The next day, I visited Katulikirie Primary School. The entire school, over 1,000 students, assembled outside under a tree to meet me. The older students sang and danced. They thanked me for coming and thanked me because NETwork Against Malaria had given nets to the school the year before. I was humbled, though, when I learned there had been only enough nets for the seventh grade students who recently graduated. The children currently at the school had not benefitted from the distribution. Yet they were so grateful!
My trip to Uganda changed my vision for NETwork Against Malaria. It is one thing to fundraise for at-risk children, it is another thing to fundraise for children I know, at risk of dying from malaria. I have lost a lot of sleep knowing while we raised funds to buy them malaria nets, they were getting sick, even dying of the disease. I promised myself that I would ensure every child I met, every school I visited -- I would protect against malaria. Since my return, we targeted Francis's 58 schools, 33,000+ students, we distributed 11,000+ nets for 15,000+ total. In Summer 2012 we distributed to Katulikirie Primary school -- Koskovia and Margaret are likely safe. Two weeks ago, we distributed to Bweyale, and we looked for Kosaviya, my youngest friend, but the volunteers in Uganda did not find her. I cannot say where she is. It's possible she is not in school; parents who are particularly poor often keep young girls home to work. It's possible she is in a different school. It's possible she is sick or something happened to her. Hopefully, we weren't too late and it wasn't malaria.

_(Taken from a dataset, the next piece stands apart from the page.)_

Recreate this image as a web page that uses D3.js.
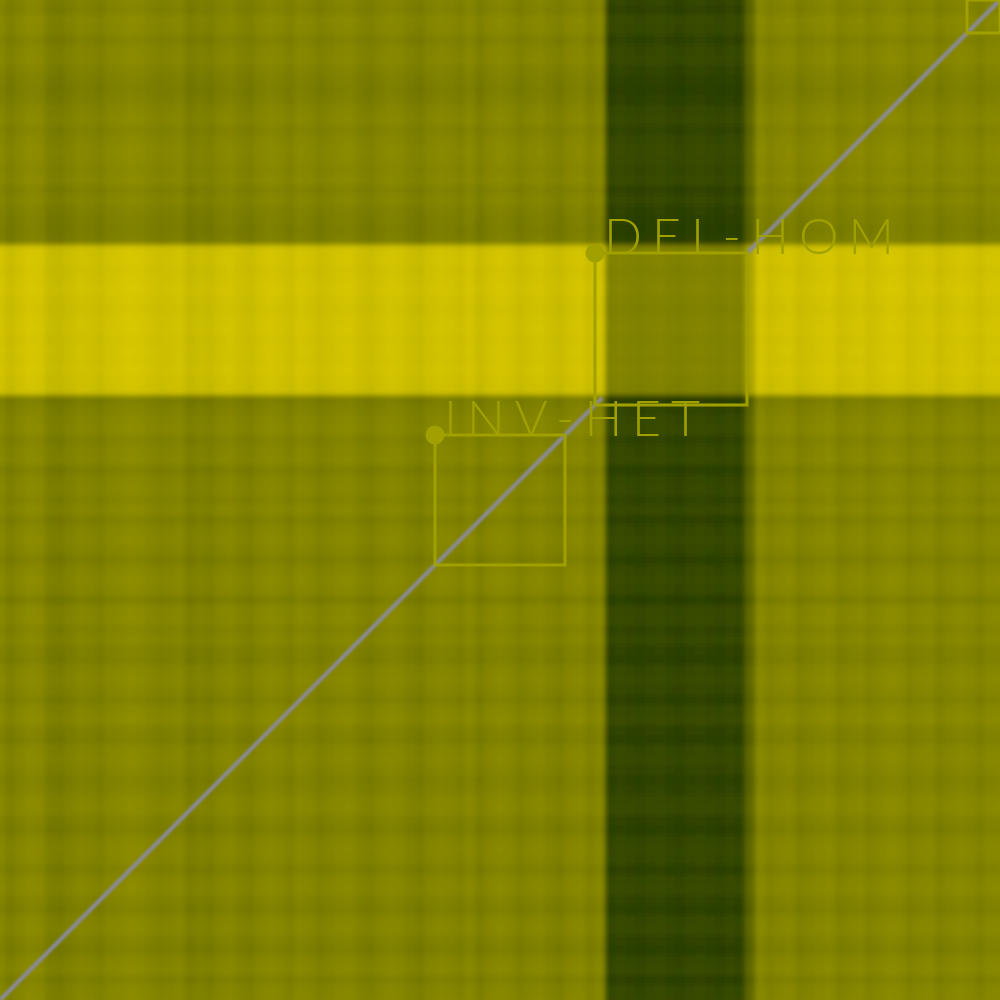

I want to find Kosaviya, I want to make sure she is in school. I want to make sure she does not die from malaria. I think when people think of malaria, they think of poor masses of African children with distended bellies. It's easy to see malaria as a problem that is too large to solve. When I think of malaria I think of Kosaviya. I do not want to believe that adorable little girl who entertained me and welcomed me to Katulikirie could have her life taken by malaria. My goal is to find her, and to continue protecting 1000s of other girls and boys while we search.